What did change was the decreased emphasis on it, and yes, as you quite rightly point out, a rebellion against the norm which back then was very much, "have long hair, do lots of drugs and brag about doing lots of drugs". Punks took drugs but were quiet about it and didn't walk around like hippies saying, "Whohoah ... I'm so ripped man." I will say that there was a rebellion somewhat against being constantly stoned on marijuana, although punks certainly did their share. The emphasis was more on upper type drugs.

And don't forget, taking drugs sort of goes with being in the music business (any genre) because of the crazy hours, need to be "up" for your public all the time, etc. Ask Elvis, for music. Ask Marilyn, etc., for Hollywood.

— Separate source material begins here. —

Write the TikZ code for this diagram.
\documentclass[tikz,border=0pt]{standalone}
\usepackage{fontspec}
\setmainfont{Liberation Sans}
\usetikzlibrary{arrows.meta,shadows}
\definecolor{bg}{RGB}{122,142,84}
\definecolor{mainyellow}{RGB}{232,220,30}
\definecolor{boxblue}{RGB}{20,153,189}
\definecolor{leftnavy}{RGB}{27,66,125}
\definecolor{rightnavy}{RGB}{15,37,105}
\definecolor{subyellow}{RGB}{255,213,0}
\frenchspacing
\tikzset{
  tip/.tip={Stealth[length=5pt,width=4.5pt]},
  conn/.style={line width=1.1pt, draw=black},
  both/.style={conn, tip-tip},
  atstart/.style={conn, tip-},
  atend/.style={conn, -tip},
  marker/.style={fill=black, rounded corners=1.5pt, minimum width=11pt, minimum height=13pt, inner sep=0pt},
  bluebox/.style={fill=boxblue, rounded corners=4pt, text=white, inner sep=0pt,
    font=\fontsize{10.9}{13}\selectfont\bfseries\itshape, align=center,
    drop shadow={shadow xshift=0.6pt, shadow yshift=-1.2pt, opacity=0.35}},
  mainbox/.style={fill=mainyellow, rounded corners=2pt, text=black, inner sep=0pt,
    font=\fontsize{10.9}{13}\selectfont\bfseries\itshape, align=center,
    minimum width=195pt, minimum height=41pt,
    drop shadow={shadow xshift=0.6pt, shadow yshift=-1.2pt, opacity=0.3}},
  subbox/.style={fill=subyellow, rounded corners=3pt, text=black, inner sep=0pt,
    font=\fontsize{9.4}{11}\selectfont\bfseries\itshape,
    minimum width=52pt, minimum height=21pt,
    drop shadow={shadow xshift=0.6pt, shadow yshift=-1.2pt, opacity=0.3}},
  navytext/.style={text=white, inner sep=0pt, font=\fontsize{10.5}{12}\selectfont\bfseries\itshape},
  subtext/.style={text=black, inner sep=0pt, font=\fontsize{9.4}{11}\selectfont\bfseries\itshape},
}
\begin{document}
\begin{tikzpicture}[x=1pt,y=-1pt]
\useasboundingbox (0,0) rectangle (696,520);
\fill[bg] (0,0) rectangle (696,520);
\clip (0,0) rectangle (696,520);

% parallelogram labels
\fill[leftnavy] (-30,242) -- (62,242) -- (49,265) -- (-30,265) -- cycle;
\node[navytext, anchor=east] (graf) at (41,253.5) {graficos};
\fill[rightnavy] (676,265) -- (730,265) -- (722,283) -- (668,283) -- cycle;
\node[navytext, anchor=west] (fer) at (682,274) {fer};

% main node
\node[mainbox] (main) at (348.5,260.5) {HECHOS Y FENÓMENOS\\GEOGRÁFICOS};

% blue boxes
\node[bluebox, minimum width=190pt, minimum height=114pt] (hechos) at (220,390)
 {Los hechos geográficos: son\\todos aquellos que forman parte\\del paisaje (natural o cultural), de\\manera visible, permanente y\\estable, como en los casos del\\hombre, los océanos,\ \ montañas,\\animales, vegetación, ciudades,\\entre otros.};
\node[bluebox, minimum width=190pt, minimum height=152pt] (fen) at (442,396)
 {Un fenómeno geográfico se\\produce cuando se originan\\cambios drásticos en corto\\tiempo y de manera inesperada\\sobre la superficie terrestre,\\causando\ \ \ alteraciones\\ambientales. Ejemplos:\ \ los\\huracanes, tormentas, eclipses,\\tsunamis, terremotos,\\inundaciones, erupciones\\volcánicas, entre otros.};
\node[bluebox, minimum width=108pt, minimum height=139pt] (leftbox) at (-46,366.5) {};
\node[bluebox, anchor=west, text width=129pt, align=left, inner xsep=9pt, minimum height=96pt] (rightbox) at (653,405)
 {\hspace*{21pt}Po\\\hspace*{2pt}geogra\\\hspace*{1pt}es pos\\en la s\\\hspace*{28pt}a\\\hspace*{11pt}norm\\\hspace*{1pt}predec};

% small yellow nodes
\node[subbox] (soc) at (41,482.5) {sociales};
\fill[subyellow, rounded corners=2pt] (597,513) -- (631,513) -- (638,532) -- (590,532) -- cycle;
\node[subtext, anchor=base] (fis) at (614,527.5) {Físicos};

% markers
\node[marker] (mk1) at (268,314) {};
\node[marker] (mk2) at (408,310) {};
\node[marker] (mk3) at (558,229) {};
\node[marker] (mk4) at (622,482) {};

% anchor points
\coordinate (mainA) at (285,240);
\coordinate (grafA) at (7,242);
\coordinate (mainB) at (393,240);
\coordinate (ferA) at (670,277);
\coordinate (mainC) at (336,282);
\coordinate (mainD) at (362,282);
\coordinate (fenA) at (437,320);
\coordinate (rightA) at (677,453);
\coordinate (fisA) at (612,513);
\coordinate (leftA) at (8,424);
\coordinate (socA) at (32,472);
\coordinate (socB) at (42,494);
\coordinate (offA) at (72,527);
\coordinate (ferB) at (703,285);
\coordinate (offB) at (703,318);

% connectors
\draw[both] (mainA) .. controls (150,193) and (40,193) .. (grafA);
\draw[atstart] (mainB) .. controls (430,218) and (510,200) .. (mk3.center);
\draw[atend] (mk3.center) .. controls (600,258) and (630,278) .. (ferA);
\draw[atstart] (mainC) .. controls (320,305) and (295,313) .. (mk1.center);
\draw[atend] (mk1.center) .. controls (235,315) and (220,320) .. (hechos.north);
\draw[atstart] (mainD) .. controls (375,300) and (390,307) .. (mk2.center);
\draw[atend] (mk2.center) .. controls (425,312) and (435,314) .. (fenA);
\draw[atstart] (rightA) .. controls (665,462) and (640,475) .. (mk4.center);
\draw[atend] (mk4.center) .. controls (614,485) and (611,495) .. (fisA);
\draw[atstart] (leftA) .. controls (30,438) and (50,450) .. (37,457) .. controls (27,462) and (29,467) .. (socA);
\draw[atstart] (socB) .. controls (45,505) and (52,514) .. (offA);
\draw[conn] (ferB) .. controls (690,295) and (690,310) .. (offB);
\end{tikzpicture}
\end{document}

There were one or two punks who were straight edge from the beginning however. One was Jonathan Richman, who used to say he has never taken a drug, wrote the virulently anti-hippie anthem "I'm Straight". But the example of Jonathan Richman is somewhat anomalous because Jonathan was (and is) simply a contrarian in just about everything (wrote a song about loving his parents for example) But the case of Jonathan is still interesting because he hung around for several years sleeping on the couches of various members of the Velvet Underground and was heavily influenced by them musically (as was three quarters of the punk movement). He must've seen enough drugs to fill the Grand Canyon in those times.